### Exercise objective
Copy out the data exactly, leaving the pictures behind.

### Data
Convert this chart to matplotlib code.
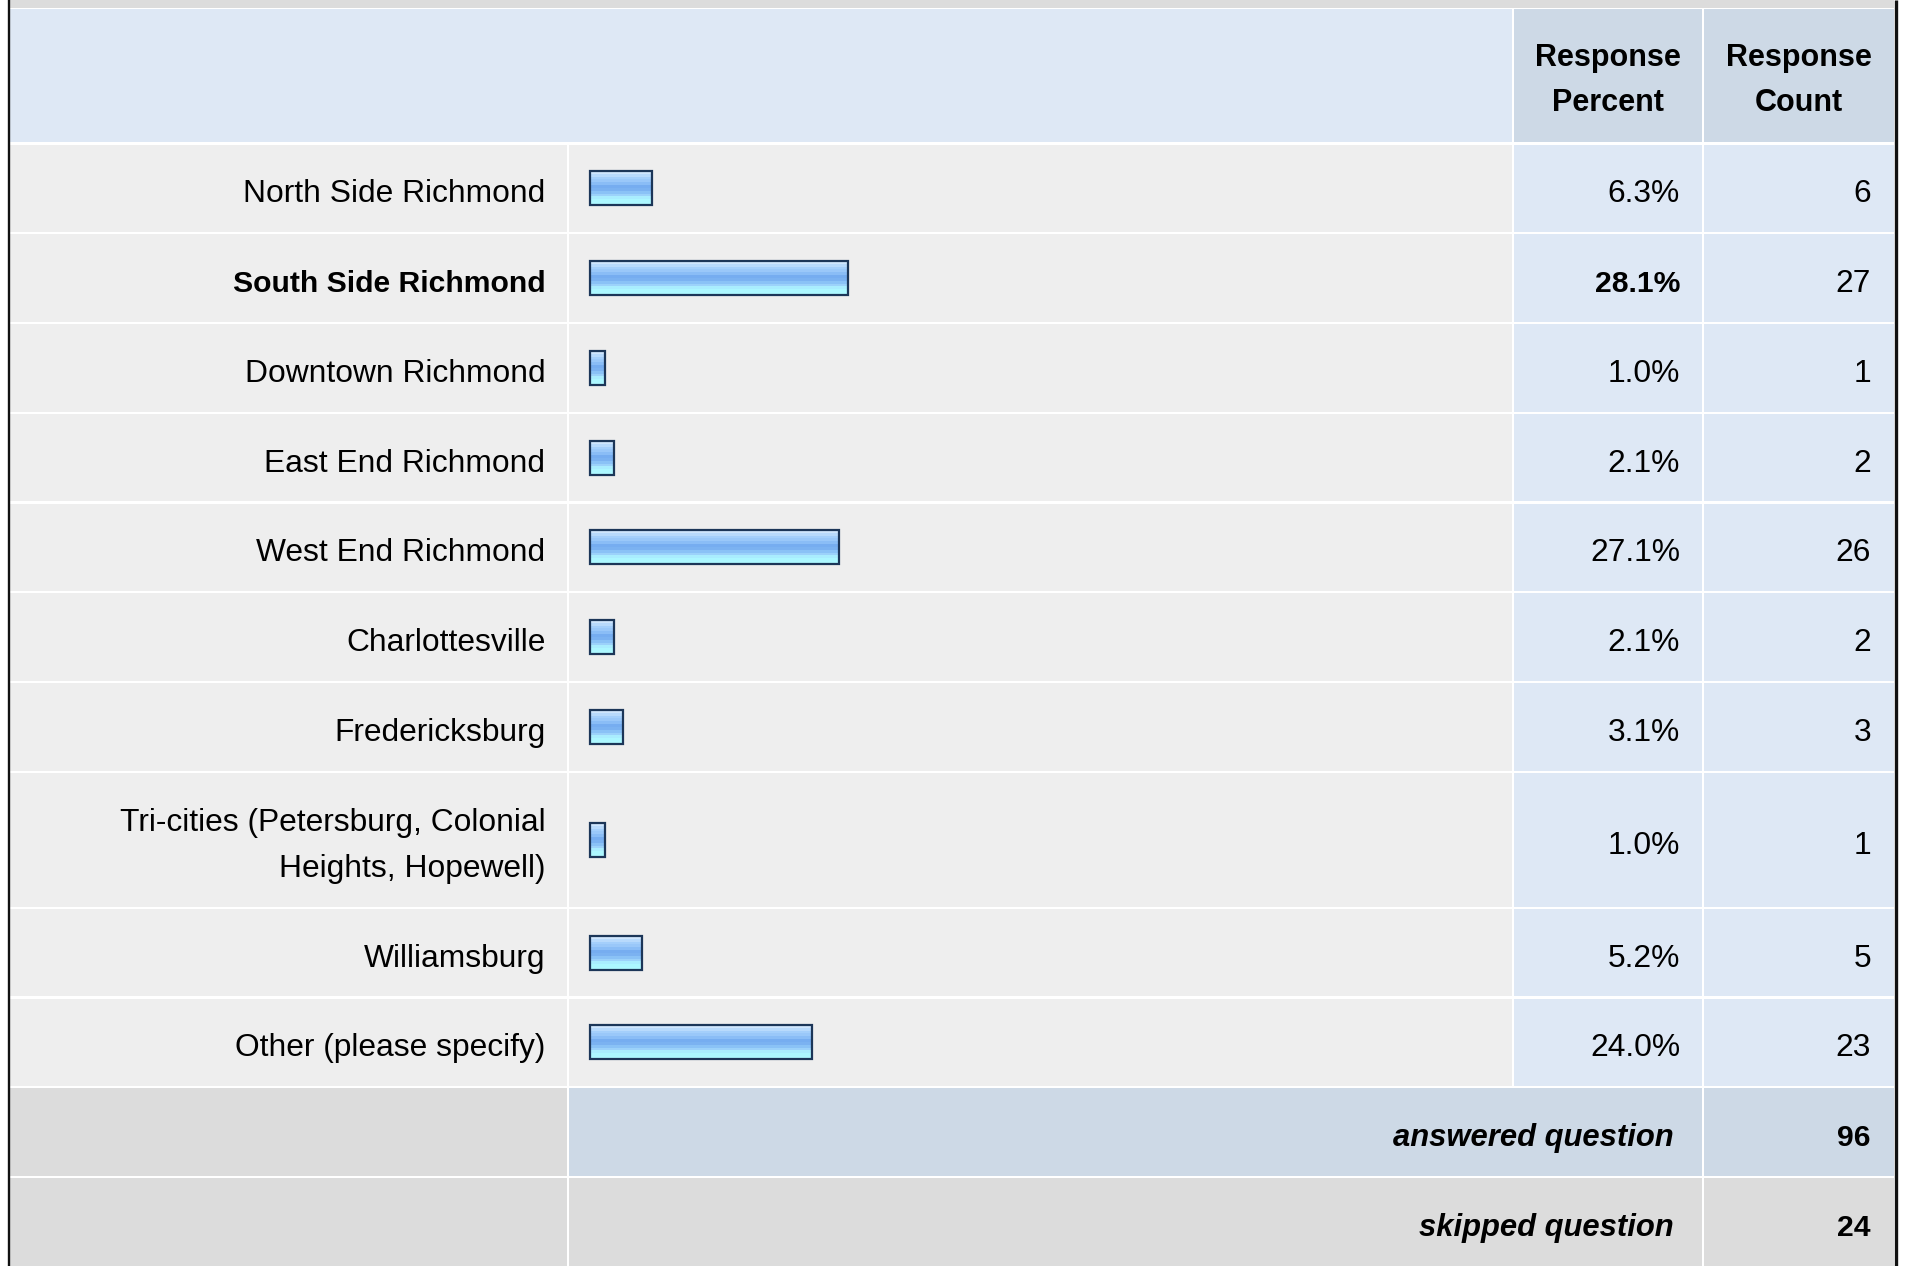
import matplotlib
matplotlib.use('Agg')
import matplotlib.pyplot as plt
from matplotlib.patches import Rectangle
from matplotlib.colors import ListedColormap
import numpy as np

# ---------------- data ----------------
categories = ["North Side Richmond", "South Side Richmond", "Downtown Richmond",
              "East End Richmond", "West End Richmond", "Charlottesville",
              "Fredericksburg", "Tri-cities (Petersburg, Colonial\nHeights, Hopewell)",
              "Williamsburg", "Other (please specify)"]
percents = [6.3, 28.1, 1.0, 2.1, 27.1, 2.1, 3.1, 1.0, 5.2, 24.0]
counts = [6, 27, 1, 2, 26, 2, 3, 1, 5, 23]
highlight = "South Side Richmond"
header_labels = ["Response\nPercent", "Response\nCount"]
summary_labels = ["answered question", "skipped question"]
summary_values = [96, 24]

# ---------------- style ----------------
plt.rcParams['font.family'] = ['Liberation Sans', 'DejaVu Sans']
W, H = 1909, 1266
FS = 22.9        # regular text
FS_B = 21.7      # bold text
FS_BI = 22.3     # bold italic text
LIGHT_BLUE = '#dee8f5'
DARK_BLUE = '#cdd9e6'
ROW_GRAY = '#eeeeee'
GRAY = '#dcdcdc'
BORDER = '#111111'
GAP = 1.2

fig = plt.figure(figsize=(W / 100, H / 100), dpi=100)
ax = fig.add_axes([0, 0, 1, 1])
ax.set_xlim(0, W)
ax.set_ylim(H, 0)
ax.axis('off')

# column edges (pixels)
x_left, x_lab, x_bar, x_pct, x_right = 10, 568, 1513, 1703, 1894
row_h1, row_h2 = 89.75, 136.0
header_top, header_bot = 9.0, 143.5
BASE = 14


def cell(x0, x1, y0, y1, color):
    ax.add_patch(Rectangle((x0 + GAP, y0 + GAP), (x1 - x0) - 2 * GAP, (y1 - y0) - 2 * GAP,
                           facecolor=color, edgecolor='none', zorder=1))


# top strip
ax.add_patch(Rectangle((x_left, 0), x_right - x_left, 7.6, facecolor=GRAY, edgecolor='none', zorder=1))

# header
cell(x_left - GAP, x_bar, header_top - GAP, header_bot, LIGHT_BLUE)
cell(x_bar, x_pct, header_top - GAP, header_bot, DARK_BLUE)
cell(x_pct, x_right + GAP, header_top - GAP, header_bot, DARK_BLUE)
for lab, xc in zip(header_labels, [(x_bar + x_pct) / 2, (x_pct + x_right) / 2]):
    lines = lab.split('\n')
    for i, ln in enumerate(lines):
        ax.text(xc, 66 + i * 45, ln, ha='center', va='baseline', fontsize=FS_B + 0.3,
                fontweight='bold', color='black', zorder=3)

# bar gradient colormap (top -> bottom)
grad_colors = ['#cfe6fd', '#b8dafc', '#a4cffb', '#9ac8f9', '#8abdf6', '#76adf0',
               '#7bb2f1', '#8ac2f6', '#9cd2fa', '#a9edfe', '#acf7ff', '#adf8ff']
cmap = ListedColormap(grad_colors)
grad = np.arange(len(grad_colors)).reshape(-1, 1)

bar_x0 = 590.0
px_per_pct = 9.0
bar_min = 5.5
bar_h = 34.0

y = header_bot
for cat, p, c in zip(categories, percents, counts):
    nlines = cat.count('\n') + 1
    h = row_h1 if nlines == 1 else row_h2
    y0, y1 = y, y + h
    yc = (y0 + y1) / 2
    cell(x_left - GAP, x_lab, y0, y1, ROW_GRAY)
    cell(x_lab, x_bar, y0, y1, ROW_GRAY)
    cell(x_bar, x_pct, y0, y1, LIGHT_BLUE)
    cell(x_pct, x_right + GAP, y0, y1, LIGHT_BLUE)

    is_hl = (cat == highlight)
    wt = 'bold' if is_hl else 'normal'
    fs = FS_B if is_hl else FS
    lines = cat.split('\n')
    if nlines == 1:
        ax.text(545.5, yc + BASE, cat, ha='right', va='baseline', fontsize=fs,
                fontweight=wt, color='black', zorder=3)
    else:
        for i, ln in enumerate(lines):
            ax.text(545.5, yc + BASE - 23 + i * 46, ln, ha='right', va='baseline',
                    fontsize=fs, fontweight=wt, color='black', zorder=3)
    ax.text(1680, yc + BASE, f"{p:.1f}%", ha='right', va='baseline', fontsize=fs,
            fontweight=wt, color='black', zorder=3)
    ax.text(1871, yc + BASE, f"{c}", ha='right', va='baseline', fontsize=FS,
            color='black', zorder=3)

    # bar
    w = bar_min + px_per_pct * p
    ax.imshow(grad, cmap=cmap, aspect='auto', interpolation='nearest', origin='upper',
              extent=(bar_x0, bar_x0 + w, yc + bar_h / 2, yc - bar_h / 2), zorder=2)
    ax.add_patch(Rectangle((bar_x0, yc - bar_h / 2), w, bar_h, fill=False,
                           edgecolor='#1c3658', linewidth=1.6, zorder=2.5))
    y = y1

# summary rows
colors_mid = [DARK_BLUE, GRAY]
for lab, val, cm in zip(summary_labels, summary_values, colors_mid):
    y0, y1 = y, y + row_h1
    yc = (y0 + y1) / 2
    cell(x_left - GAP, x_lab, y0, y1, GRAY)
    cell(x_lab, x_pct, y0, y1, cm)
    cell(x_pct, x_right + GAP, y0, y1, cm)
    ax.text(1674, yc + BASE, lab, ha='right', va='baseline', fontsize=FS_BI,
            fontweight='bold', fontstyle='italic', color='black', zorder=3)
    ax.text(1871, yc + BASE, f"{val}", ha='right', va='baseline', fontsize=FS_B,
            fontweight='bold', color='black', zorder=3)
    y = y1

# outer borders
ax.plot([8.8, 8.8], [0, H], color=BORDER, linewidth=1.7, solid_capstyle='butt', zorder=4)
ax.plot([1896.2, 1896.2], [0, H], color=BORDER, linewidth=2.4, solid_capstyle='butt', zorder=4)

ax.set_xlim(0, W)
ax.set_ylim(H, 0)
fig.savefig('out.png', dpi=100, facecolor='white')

### Response to this exercise
Convert this chart to matplotlib code.
import matplotlib
matplotlib.use('Agg')
import matplotlib.pyplot as plt
from matplotlib.patches import Rectangle
from matplotlib.colors import ListedColormap
import numpy as np

# ---------------- data ----------------
categories = ["North Side Richmond", "South Side Richmond", "Downtown Richmond",
              "East End Richmond", "West End Richmond", "Charlottesville",
              "Fredericksburg", "Tri-cities (Petersburg, Colonial\nHeights, Hopewell)",
              "Williamsburg", "Other (please specify)"]
percents = [6.3, 28.1, 1.0, 2.1, 27.1, 2.1, 3.1, 1.0, 5.2, 24.0]
counts = [6, 27, 1, 2, 26, 2, 3, 1, 5, 23]
highlight = "South Side Richmond"
header_labels = ["Response\nPercent", "Response\nCount"]
summary_labels = ["answered question", "skipped question"]
summary_values = [96, 24]

# ---------------- style ----------------
plt.rcParams['font.family'] = ['Liberation Sans', 'DejaVu Sans']
W, H = 1909, 1266
FS = 22.9        # regular text
FS_B = 21.7      # bold text
FS_BI = 22.3     # bold italic text
LIGHT_BLUE = '#dee8f5'
DARK_BLUE = '#cdd9e6'
ROW_GRAY = '#eeeeee'
GRAY = '#dcdcdc'
BORDER = '#111111'
GAP = 1.2

fig = plt.figure(figsize=(W / 100, H / 100), dpi=100)
ax = fig.add_axes([0, 0, 1, 1])
ax.set_xlim(0, W)
ax.set_ylim(H, 0)
ax.axis('off')

# column edges (pixels)
x_left, x_lab, x_bar, x_pct, x_right = 10, 568, 1513, 1703, 1894
row_h1, row_h2 = 89.75, 136.0
header_top, header_bot = 9.0, 143.5
BASE = 14


def cell(x0, x1, y0, y1, color):
    ax.add_patch(Rectangle((x0 + GAP, y0 + GAP), (x1 - x0) - 2 * GAP, (y1 - y0) - 2 * GAP,
                           facecolor=color, edgecolor='none', zorder=1))


# top strip
ax.add_patch(Rectangle((x_left, 0), x_right - x_left, 7.6, facecolor=GRAY, edgecolor='none', zorder=1))

# header
cell(x_left - GAP, x_bar, header_top - GAP, header_bot, LIGHT_BLUE)
cell(x_bar, x_pct, header_top - GAP, header_bot, DARK_BLUE)
cell(x_pct, x_right + GAP, header_top - GAP, header_bot, DARK_BLUE)
for lab, xc in zip(header_labels, [(x_bar + x_pct) / 2, (x_pct + x_right) / 2]):
    lines = lab.split('\n')
    for i, ln in enumerate(lines):
        ax.text(xc, 66 + i * 45, ln, ha='center', va='baseline', fontsize=FS_B + 0.3,
                fontweight='bold', color='black', zorder=3)

# bar gradient colormap (top -> bottom)
grad_colors = ['#cfe6fd', '#b8dafc', '#a4cffb', '#9ac8f9', '#8abdf6', '#76adf0',
               '#7bb2f1', '#8ac2f6', '#9cd2fa', '#a9edfe', '#acf7ff', '#adf8ff']
cmap = ListedColormap(grad_colors)
grad = np.arange(len(grad_colors)).reshape(-1, 1)

bar_x0 = 590.0
px_per_pct = 9.0
bar_min = 5.5
bar_h = 34.0

y = header_bot
for cat, p, c in zip(categories, percents, counts):
    nlines = cat.count('\n') + 1
    h = row_h1 if nlines == 1 else row_h2
    y0, y1 = y, y + h
    yc = (y0 + y1) / 2
    cell(x_left - GAP, x_lab, y0, y1, ROW_GRAY)
    cell(x_lab, x_bar, y0, y1, ROW_GRAY)
    cell(x_bar, x_pct, y0, y1, LIGHT_BLUE)
    cell(x_pct, x_right + GAP, y0, y1, LIGHT_BLUE)

    is_hl = (cat == highlight)
    wt = 'bold' if is_hl else 'normal'
    fs = FS_B if is_hl else FS
    lines = cat.split('\n')
    if nlines == 1:
        ax.text(545.5, yc + BASE, cat, ha='right', va='baseline', fontsize=fs,
                fontweight=wt, color='black', zorder=3)
    else:
        for i, ln in enumerate(lines):
            ax.text(545.5, yc + BASE - 23 + i * 46, ln, ha='right', va='baseline',
                    fontsize=fs, fontweight=wt, color='black', zorder=3)
    ax.text(1680, yc + BASE, f"{p:.1f}%", ha='right', va='baseline', fontsize=fs,
            fontweight=wt, color='black', zorder=3)
    ax.text(1871, yc + BASE, f"{c}", ha='right', va='baseline', fontsize=FS,
            color='black', zorder=3)

    # bar
    w = bar_min + px_per_pct * p
    ax.imshow(grad, cmap=cmap, aspect='auto', interpolation='nearest', origin='upper',
              extent=(bar_x0, bar_x0 + w, yc + bar_h / 2, yc - bar_h / 2), zorder=2)
    ax.add_patch(Rectangle((bar_x0, yc - bar_h / 2), w, bar_h, fill=False,
                           edgecolor='#1c3658', linewidth=1.6, zorder=2.5))
    y = y1

# summary rows
colors_mid = [DARK_BLUE, GRAY]
for lab, val, cm in zip(summary_labels, summary_values, colors_mid):
    y0, y1 = y, y + row_h1
    yc = (y0 + y1) / 2
    cell(x_left - GAP, x_lab, y0, y1, GRAY)
    cell(x_lab, x_pct, y0, y1, cm)
    cell(x_pct, x_right + GAP, y0, y1, cm)
    ax.text(1674, yc + BASE, lab, ha='right', va='baseline', fontsize=FS_BI,
            fontweight='bold', fontstyle='italic', color='black', zorder=3)
    ax.text(1871, yc + BASE, f"{val}", ha='right', va='baseline', fontsize=FS_B,
            fontweight='bold', color='black', zorder=3)
    y = y1

# outer borders
ax.plot([8.8, 8.8], [0, H], color=BORDER, linewidth=1.7, solid_capstyle='butt', zorder=4)
ax.plot([1896.2, 1896.2], [0, H], color=BORDER, linewidth=2.4, solid_capstyle='butt', zorder=4)

ax.set_xlim(0, W)
ax.set_ylim(H, 0)
fig.savefig('out.png', dpi=100, facecolor='white')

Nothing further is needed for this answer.